Paul Mellon wasn’t interested in masses of people wandering in front of his paintings and forgetting about it the next day (this is the “numbers trap” that messes up the museum experience so often). For him what really mattered was the “transformative experience” — a single life altered forever by an encounter with great art. His vast collections are now variously concentrated in great museums in Washington, D.C., Yale University, Virginia and London, which aim for that goal. They were never intended for Pittsburgh, the source of his wealth. But for a brief period, until about 1980, some of it hung in this city — in the bank founded by his grandfather — before being allocated elsewhere.
It inspired the bank to build up its own collection, first with a core group of classic English watercolors that tells the historic story, hopefully transformative, too. Other watercolors collected by the bank extend that tradition into the 20th century with some cognate works on paper, mainly woodblock prints and some lithographs that still convey the “feel” of watercolor. Even so, that is only one aspect of the Mellon Bank collection, now subsumed within the new corporate entity Bank of New York Mellon, which has other riches stashed away in its curatorial portfolio.

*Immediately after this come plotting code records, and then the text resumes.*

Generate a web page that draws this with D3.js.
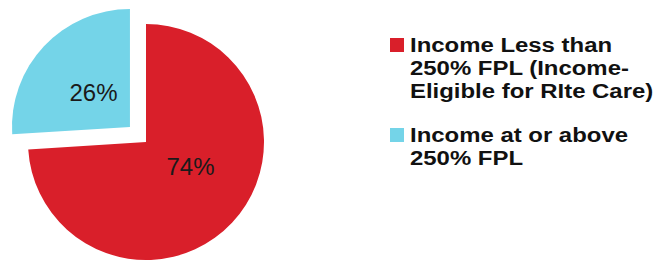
<!DOCTYPE html>
<html lang="en">

<head>
    <meta charset="UTF-8">
    <script src="https://d3js.org/d3.v7.min.js"></script>
    <title>Income</title>
    <style>
        body {
            margin: 0;
            background: #fff;
        }
    </style>
</head>

<body>
    <div id="app"></div>
    <script>
        const svg_width = 661;
        const svg_height = 261;

        // data
        var categories = ['Income Less than 250% FPL (Income-Eligible for RIte Care)', 'Income at or above 250% FPL']
        var values = [74, 26]
        var legend_lines = [
            ['Income Less than', '250% FPL (Income-', 'Eligible for RIte Care)'],
            ['Income at or above', '250% FPL']
        ]
        var colors = ['#d91f2a', '#74d4e8']

        const cx = 146;
        const cy = 142;
        const radius = 118;
        const explode = 22;

        var svg = d3.select('#app')
            .append('svg')
            .attr('width', svg_width)
            .attr('height', svg_height)

        var pie = d3.pie().sort(null)
        var arcs = pie(values)

        var arc = d3.arc().innerRadius(0).outerRadius(radius)
        var label_arc = d3.arc().innerRadius(50).outerRadius(50)

        function offset(d, i) {
            // only the small slice is pulled out
            if (i === 0) return [0, 0]
            var mid = (d.startAngle + d.endAngle) / 2
            return [Math.sin(mid) * explode, -Math.cos(mid) * explode]
        }

        var slices = svg.append('g')
            .attr('transform', 'translate(' + cx + ',' + cy + ')')
            .selectAll('g')
            .data(arcs)
            .enter()
            .append('g')
            .attr('transform', function (d, i) {
                var o = offset(d, i)
                return 'translate(' + o[0] + ',' + o[1] + ')'
            })

        slices.append('path')
            .attr('d', arc)
            .attr('fill', function (d, i) {
                return colors[i]
            })

        slices.append('text')
            .attr('transform', function (d, i) {
                var c = label_arc.centroid(d)
                // nudge the big slice label up a bit
                if (i === 0) c = [c[0] + 8, c[1] - 10]
                return 'translate(' + c[0] + ',' + c[1] + ')'
            })
            .attr('text-anchor', 'middle')
            .attr('dy', '0.36em')
            .style('font-family', 'Liberation Sans, Arial, sans-serif')
            .style('font-size', '24px')
            .attr('fill', '#1a1a1a')
            .text(function (d) {
                return d.data + '%'
            })

        // legend
        var legend_y = [38, 128]
        var legend = svg.append('g')
            .selectAll('g')
            .data(categories)
            .enter()
            .append('g')
            .attr('transform', function (d, i) {
                return 'translate(390,' + legend_y[i] + ')'
            })

        legend.append('rect')
            .attr('width', 14)
            .attr('height', 14)
            .attr('fill', function (d, i) {
                return colors[i]
            })

        legend.append('g')
            .attr('transform', 'translate(20,14) scale(1.14,1)')
            .selectAll('text')
            .data(function (d, i) {
                return legend_lines[i]
            })
            .enter()
            .append('text')
            .attr('y', function (d, j) {
                return j * 23
            })
            .style('font-family', 'Liberation Sans, Arial, sans-serif')
            .style('font-size', '21px')
            .style('font-weight', 'bold')
            .attr('fill', '#111')
            .text(function (d) {
                return d
            })
    </script>
</body>

</html>
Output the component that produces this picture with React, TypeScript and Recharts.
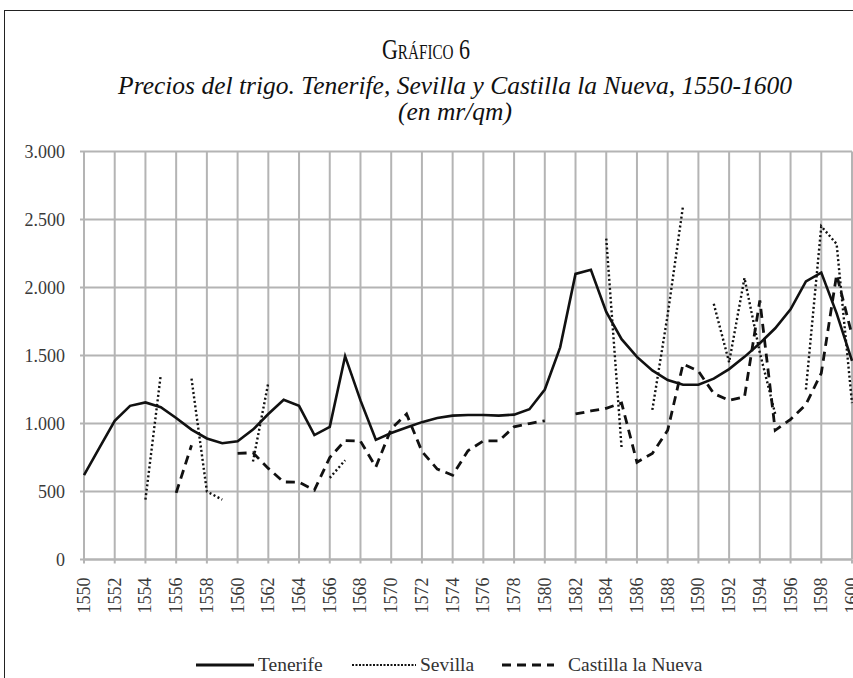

The hero of this show is paper, the whitish, fibrous confection that shines through the overlaying washes of paint, graphite and ink and provides another source of light other than that which naturally falls on the surface of the work. It has its special texture too; sometimes rough, sometimes shiny (artists call it “tooth”) that affects the handling of the pigment. Look closely at the paper in the Carnegie exhibition. In Michael Angelo Rooker’s W estminster Hall, London, c. 1770, (and what a name!) the artist has to navigate the indented chain lines of the rough, early paper and yet achieves a remarkable precision.
J.M.W. Turner, the real Michelangelo of watercolor, uses, in his mature work, Barnard Castle, c. 1835, a smooth, shiny white paper that he floods with transparent washes.
John Ruskin’s View of Venice, 1877, takes up Turner’s cue.
Early watercolors were seldom intendedto be framed and hung on the wall, but rather to be studied in portfolios and albums. Those that were (such as Peter de Wint’s View of Lowther Castle) need to be scrutinized for signs of fading and allowances made. Most in this show are scintillatingly bright, but none more so than those from the 20th century (note the Wyndham Lewis and the David Bomberg).
David Jones highlights the mystic traditions of English art (in lieu of the missing William Blake), Walter Sickert and Charles Ginner supply an earthier vocabulary and John Nash brings English pastoralism into a sharp, unsentimentalized focus.
And John Constable’s H ampstead, 1833, defies any category: it is fresh, timeless and surely transformative.